■ COLLECTED MATERIAL ■
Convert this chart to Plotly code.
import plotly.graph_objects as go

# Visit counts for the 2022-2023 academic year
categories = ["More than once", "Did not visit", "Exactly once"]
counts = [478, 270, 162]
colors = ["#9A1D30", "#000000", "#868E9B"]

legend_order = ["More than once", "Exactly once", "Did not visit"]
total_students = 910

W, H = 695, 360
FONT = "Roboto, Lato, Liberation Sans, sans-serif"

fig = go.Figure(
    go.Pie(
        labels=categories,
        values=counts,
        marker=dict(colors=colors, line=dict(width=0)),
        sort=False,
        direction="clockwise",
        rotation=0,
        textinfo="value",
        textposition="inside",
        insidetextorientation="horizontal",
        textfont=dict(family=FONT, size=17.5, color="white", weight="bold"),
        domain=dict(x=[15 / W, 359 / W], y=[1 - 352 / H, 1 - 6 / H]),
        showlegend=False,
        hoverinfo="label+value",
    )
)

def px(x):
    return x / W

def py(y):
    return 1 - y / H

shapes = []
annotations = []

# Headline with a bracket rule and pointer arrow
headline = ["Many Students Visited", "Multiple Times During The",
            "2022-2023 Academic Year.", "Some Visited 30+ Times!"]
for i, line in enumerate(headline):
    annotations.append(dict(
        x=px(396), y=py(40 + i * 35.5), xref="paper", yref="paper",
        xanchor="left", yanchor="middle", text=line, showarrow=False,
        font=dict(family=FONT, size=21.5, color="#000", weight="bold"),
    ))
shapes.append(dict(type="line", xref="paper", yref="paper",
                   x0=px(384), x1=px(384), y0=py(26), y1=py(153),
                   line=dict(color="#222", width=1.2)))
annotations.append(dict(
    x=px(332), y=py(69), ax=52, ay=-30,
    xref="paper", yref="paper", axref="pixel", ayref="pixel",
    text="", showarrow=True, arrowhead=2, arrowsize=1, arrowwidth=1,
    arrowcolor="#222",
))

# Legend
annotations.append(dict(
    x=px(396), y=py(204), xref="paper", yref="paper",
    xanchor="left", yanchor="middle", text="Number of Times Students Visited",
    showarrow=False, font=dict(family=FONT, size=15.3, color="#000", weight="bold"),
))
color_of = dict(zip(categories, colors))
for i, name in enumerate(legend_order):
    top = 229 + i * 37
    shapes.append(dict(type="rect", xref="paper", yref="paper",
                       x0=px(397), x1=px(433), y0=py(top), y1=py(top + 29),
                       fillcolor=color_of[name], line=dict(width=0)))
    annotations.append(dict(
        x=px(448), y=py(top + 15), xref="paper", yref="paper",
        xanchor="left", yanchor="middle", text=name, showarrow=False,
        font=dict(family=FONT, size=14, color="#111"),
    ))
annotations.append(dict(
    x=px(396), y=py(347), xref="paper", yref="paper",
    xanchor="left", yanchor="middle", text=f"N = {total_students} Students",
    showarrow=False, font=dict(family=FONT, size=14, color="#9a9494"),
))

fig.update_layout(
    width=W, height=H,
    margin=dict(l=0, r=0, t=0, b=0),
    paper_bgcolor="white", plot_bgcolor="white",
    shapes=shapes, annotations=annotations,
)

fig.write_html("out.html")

■ PROBLEM REQUIREMENTS ■
Transcribe every line of the data, exactly as it stands.

■ SOLUTION TO THIS TASK ■
Convert this chart to Plotly code.
import plotly.graph_objects as go

# Visit counts for the 2022-2023 academic year
categories = ["More than once", "Did not visit", "Exactly once"]
counts = [478, 270, 162]
colors = ["#9A1D30", "#000000", "#868E9B"]

legend_order = ["More than once", "Exactly once", "Did not visit"]
total_students = 910

W, H = 695, 360
FONT = "Roboto, Lato, Liberation Sans, sans-serif"

fig = go.Figure(
    go.Pie(
        labels=categories,
        values=counts,
        marker=dict(colors=colors, line=dict(width=0)),
        sort=False,
        direction="clockwise",
        rotation=0,
        textinfo="value",
        textposition="inside",
        insidetextorientation="horizontal",
        textfont=dict(family=FONT, size=17.5, color="white", weight="bold"),
        domain=dict(x=[15 / W, 359 / W], y=[1 - 352 / H, 1 - 6 / H]),
        showlegend=False,
        hoverinfo="label+value",
    )
)

def px(x):
    return x / W

def py(y):
    return 1 - y / H

shapes = []
annotations = []

# Headline with a bracket rule and pointer arrow
headline = ["Many Students Visited", "Multiple Times During The",
            "2022-2023 Academic Year.", "Some Visited 30+ Times!"]
for i, line in enumerate(headline):
    annotations.append(dict(
        x=px(396), y=py(40 + i * 35.5), xref="paper", yref="paper",
        xanchor="left", yanchor="middle", text=line, showarrow=False,
        font=dict(family=FONT, size=21.5, color="#000", weight="bold"),
    ))
shapes.append(dict(type="line", xref="paper", yref="paper",
                   x0=px(384), x1=px(384), y0=py(26), y1=py(153),
                   line=dict(color="#222", width=1.2)))
annotations.append(dict(
    x=px(332), y=py(69), ax=52, ay=-30,
    xref="paper", yref="paper", axref="pixel", ayref="pixel",
    text="", showarrow=True, arrowhead=2, arrowsize=1, arrowwidth=1,
    arrowcolor="#222",
))

# Legend
annotations.append(dict(
    x=px(396), y=py(204), xref="paper", yref="paper",
    xanchor="left", yanchor="middle", text="Number of Times Students Visited",
    showarrow=False, font=dict(family=FONT, size=15.3, color="#000", weight="bold"),
))
color_of = dict(zip(categories, colors))
for i, name in enumerate(legend_order):
    top = 229 + i * 37
    shapes.append(dict(type="rect", xref="paper", yref="paper",
                       x0=px(397), x1=px(433), y0=py(top), y1=py(top + 29),
                       fillcolor=color_of[name], line=dict(width=0)))
    annotations.append(dict(
        x=px(448), y=py(top + 15), xref="paper", yref="paper",
        xanchor="left", yanchor="middle", text=name, showarrow=False,
        font=dict(family=FONT, size=14, color="#111"),
    ))
annotations.append(dict(
    x=px(396), y=py(347), xref="paper", yref="paper",
    xanchor="left", yanchor="middle", text=f"N = {total_students} Students",
    showarrow=False, font=dict(family=FONT, size=14, color="#9a9494"),
))

fig.update_layout(
    width=W, height=H,
    margin=dict(l=0, r=0, t=0, b=0),
    paper_bgcolor="white", plot_bgcolor="white",
    shapes=shapes, annotations=annotations,
)

fig.write_html("out.html")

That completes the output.